I expect you know my answer on this one.

I agree that if there is a really fast transition (e.g. doubling capability in a day), starting from a world that looks generally like the world of today (and in particular one which isn't already moving incredibly quickly) then it could result in world takeover depending on the conditions of AI development. Maybe I'd call it more likely than not in that case, with the main uncertainty being how concentrated relevant information is and how well-coordinated the people with that information already are (of course according to calendar time they might quickly form a singleton anyway as their coordination ability improves, but that's precisely the uninteresting sense I was describing before).
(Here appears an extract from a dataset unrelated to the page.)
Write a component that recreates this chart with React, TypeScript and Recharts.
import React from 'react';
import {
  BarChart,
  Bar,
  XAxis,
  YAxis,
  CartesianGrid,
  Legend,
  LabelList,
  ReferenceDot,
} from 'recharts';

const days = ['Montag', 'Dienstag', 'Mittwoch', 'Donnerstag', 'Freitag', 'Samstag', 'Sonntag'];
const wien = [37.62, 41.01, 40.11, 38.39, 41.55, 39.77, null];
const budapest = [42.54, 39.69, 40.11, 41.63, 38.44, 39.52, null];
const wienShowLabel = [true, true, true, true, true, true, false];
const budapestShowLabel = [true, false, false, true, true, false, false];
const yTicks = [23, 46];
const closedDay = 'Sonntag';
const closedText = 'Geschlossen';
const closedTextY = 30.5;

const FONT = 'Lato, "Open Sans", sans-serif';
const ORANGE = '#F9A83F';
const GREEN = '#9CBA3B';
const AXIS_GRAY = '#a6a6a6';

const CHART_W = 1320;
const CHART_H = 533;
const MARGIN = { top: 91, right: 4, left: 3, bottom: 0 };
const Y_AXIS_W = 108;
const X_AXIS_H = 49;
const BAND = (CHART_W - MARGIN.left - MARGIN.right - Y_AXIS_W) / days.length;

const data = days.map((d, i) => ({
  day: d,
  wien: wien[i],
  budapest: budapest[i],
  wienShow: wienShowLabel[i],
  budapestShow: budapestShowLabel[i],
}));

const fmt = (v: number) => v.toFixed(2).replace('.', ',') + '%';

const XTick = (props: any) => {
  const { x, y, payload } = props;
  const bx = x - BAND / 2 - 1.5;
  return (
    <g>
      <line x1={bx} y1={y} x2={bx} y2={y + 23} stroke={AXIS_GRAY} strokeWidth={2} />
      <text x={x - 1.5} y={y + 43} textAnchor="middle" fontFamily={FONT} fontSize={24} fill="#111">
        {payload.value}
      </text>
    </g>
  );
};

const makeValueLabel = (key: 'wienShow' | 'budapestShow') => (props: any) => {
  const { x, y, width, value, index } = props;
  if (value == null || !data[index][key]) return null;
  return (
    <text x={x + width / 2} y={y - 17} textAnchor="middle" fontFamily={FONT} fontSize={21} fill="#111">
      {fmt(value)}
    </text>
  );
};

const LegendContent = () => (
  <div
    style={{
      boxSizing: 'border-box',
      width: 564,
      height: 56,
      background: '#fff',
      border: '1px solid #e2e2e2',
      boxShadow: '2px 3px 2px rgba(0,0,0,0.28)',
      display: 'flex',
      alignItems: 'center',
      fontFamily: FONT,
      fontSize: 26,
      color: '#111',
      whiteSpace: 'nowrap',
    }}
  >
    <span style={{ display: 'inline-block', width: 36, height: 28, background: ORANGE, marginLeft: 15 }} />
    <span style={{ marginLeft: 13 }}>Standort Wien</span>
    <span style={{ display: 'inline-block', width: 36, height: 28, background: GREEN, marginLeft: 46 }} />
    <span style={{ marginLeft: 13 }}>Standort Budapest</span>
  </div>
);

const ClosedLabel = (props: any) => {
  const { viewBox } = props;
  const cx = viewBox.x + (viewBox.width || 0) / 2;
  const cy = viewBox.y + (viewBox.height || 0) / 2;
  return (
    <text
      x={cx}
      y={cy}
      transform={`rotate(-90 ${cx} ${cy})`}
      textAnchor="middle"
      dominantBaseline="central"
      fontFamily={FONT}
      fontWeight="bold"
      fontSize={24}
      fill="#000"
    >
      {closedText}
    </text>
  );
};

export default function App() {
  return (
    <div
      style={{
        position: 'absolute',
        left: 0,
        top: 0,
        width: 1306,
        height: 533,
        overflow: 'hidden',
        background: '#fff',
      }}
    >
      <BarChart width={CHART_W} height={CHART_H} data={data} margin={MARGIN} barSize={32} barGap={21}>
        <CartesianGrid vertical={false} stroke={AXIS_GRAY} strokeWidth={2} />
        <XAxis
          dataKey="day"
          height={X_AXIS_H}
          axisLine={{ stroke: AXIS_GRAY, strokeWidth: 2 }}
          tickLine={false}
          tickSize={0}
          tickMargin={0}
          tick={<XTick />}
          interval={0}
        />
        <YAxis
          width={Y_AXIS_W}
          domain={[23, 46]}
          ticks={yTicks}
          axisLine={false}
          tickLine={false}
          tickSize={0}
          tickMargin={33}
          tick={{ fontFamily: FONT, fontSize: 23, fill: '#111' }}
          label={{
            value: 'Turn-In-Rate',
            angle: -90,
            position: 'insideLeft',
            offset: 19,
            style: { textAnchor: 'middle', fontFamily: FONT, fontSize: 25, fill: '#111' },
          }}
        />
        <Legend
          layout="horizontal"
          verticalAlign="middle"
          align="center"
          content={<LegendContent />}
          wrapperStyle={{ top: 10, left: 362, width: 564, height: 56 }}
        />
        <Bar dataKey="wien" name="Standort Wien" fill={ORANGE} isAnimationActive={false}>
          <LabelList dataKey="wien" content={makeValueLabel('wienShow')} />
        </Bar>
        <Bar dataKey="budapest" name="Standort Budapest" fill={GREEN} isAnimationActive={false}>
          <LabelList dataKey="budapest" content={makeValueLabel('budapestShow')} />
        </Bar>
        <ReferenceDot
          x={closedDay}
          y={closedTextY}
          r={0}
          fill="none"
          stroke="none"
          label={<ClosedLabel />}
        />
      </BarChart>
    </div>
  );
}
You could reserve "intelligence explosion" for the really fast transition + "standing start" scenario. But from my perspective the broader notion is quite useful, since it looks like a probable consequence of our understanding of technological development, which is consistent with history and the contemporary understanding of AI, which still no one takes seriously despite being one of the most important facts about the future. The broader notion is also what people normally say the definition is, e.g. it's what Chalmers argues for and I think it's the definition Nick uses.

The narrower notion is perhaps even more important if it will actually occur, but also is (at a minimum) highly controversial, and is based on a view of AI progress that few experts endorse. It seems best to reserve "intelligence explosion" for the crazy but probable event that no one takes seriously, to continue to try to get the broader intellectual community to understand why that event seems likely, and to have a more nuanced discussion (amongst people who already take the basic claim seriously) about how fast and abrupt progress is likely to be.

I don't have a better name for "sovereign" in part because I don't think it's a useful or entirely coherent concept---it feels practically designed to smuggle in assumptions. I do think that we can make better names for various more precise versions of it, e.g. "fully autonomous agent."